Ms. Sadlak absolutely loved growing up as a twin.

“You don’t feel alone. Because we never fought, never ever with my twin brother. We were growing up together, always playing together. And my mother, she told me that we would have our own language, that she couldn’t understand at all. Because you know we would just talk between us, totally happy!”

During the time that Ms. Sadlak was growing up, Poland was under a communist rule. When asked if she thought that it had made a large impact on her life, she readily agreed.

“It just made me appreciate life a lot more. We wouldn’t have colorful toys. We wouldn’t have options for lunch, you knew there was one lunch and we were hungry and so we ate lunch… There was a TV, but on TV there was nothing interesting. It was only Russian programs… all about the regime. We would play outdoors a lot instead… But no chocolate. I had my first banana when I was about 13 years old.

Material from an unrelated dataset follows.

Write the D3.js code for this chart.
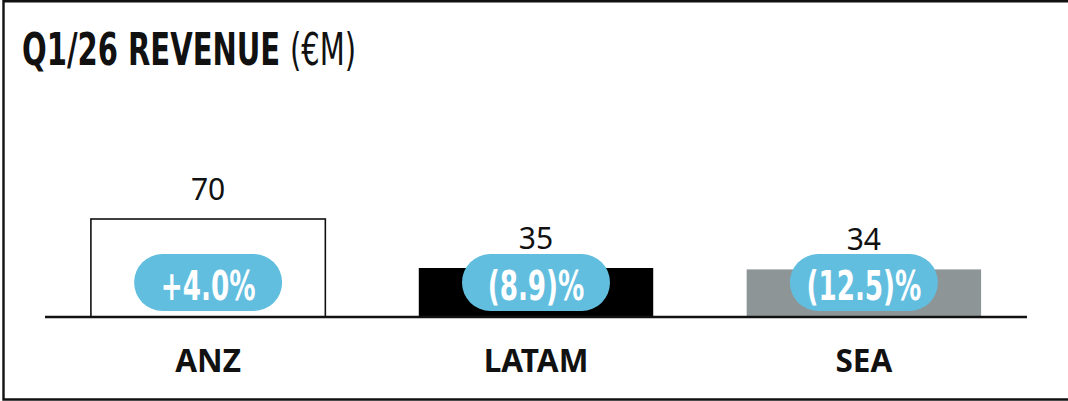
<!DOCTYPE html>
<html>
<head>
<meta charset="utf-8">
<script src="https://cdn.jsdelivr.net/npm/d3@7"></script>
<style>
body{margin:0;background:#fff}
svg{display:block}
</style>
</head>
<body>
<svg id="revGraph"></svg>
<script>
var regions = ["ANZ","LATAM","SEA"]
var revenue = [70,35,34]
var growthLabels = ["+4.0%","(8.9)%","(12.5)%"]
var barFills = ["#ffffff","#000000","#8e9597"]
var titleMain = "Q1/26 REVENUE"
var titleUnit = "(€M)"

var screen = {width:1068,height:401}
var plot = {left:45,right:1027,base:317}

// squeeze a text horizontally so a wide font looks condensed
var squeeze = function(sel,factor)
{
    sel.each(function(){
        var t = d3.select(this)
        var x = +t.attr("x"), y = +t.attr("y")
        t.attr("x",0).attr("y",0)
            .attr("transform","translate("+x+","+y+") scale("+factor+",1)")
    })
}

var initGraph = function()
{
    var svg = d3.select("#revGraph")
        .attr("width",screen.width)
        .attr("height",screen.height)

    var rows = regions.map(function(r,i){
        return {region:r,value:revenue[i],growth:growthLabels[i],fill:barFills[i]}
    })

    var xScale = d3.scaleBand()
        .domain(regions)
        .range([plot.left,plot.right])
        .paddingInner(0.285)
        .paddingOuter(0.14)

    var yScale = d3.scaleLinear()
        .domain([0,100])
        .range([plot.base,plot.base-140])

    // frame
    svg.append("path")
        .attr("d","M"+screen.width+",1.2H3.5V399.5H"+screen.width)
        .attr("fill","none")
        .attr("stroke","#111")
        .attr("stroke-width",2.4)

    drawTitle(svg)
    drawBars(svg,rows,xScale,yScale)
    drawAxis(svg,xScale)
}

var drawTitle = function(svg)
{
    var t1 = svg.append("text")
        .text(titleMain)
        .attr("x",22)
        .attr("y",65)
        .attr("font-family","DejaVu Sans")
        .attr("font-weight","bold")
        .attr("font-size",44)
        .attr("fill","#111")
    squeeze(t1,0.66)

    var t2 = svg.append("text")
        .text(titleUnit)
        .attr("x",290)
        .attr("y",65)
        .attr("font-family","DejaVu Sans")
        .attr("font-size",44)
        .attr("fill","#111")
    squeeze(t2,0.66)
}

var drawBars = function(svg,rows,xScale,yScale)
{
    var g = svg.append("g")

    g.selectAll("rect.bar")
        .data(rows)
        .enter()
        .append("rect")
        .attr("class","bar")
        .attr("x",function(d){ return xScale(d.region) })
        .attr("y",function(d){ return yScale(d.value) })
        .attr("width",xScale.bandwidth())
        .attr("height",function(d){ return yScale(0)-yScale(d.value) })
        .attr("fill",function(d){ return d.fill })
        .attr("stroke",function(d){ return d.fill=="#ffffff" ? "#111" : "none" })
        .attr("stroke-width",1.6)

    g.selectAll("text.val")
        .data(rows)
        .enter()
        .append("text")
        .attr("class","val")
        .text(function(d){ return d.value })
        .attr("x",function(d){ return xScale(d.region)+xScale.bandwidth()/2 })
        .attr("y",function(d){ return yScale(d.value)-19 })
        .attr("text-anchor","middle")
        .attr("font-family","Noto Sans")
        .attr("font-size",30)
        .attr("fill","#111")

    var pw = 148, ph = 57
    g.selectAll("rect.pill")
        .data(rows)
        .enter()
        .append("rect")
        .attr("class","pill")
        .attr("x",function(d){ return xScale(d.region)+xScale.bandwidth()/2-pw/2 })
        .attr("y",254)
        .attr("width",pw)
        .attr("height",ph)
        .attr("rx",ph/2)
        .attr("fill","#62bedf")

    var pt = g.selectAll("text.pct")
        .data(rows)
        .enter()
        .append("text")
        .attr("class","pct")
        .text(function(d){ return d.growth })
        .attr("x",function(d){ return xScale(d.region)+xScale.bandwidth()/2 })
        .attr("y",300)
        .attr("text-anchor","middle")
        .attr("font-family","DejaVu Sans")
        .attr("font-weight","bold")
        .attr("font-size",41)
        .attr("fill","#ffffff")
    squeeze(pt,0.64)
}

var drawAxis = function(svg,xScale)
{
    var xAxis = d3.axisBottom(xScale)
        .tickSize(0)
        .tickPadding(33)

    var axis = svg.append("g")
        .attr("transform","translate(0,"+plot.base+")")
        .call(xAxis)

    axis.select(".domain")
        .attr("d","M"+plot.left+",0H"+plot.right)
        .attr("stroke","#111")
        .attr("stroke-width",2.6)

    axis.selectAll(".tick text")
        .attr("font-family","Noto Sans")
        .attr("font-weight","bold")
        .attr("font-size",31.5)
        .attr("fill","#111")
}

initGraph()
</script>
</body>
</html>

Can you imagine? I had just heard about bananas, but my mom brought one home from France. We were like ‘Ohhh wow!’… I don’t have any bad memories though. It was hard for my parents to maintain feeding the whole family, but they did it very well. From my perspective it was just fine, as a kid with the unknowing perspective of a child.”

In terms of goals for the future, Ms. Sadlak said that she really does not have any.

“I like to live in the present, and my plan is just to be happy, to have a job that I like, some stability and maybe a bit more routine in my life finally. I am a very happy person and I actually have everything that I need to be happy.”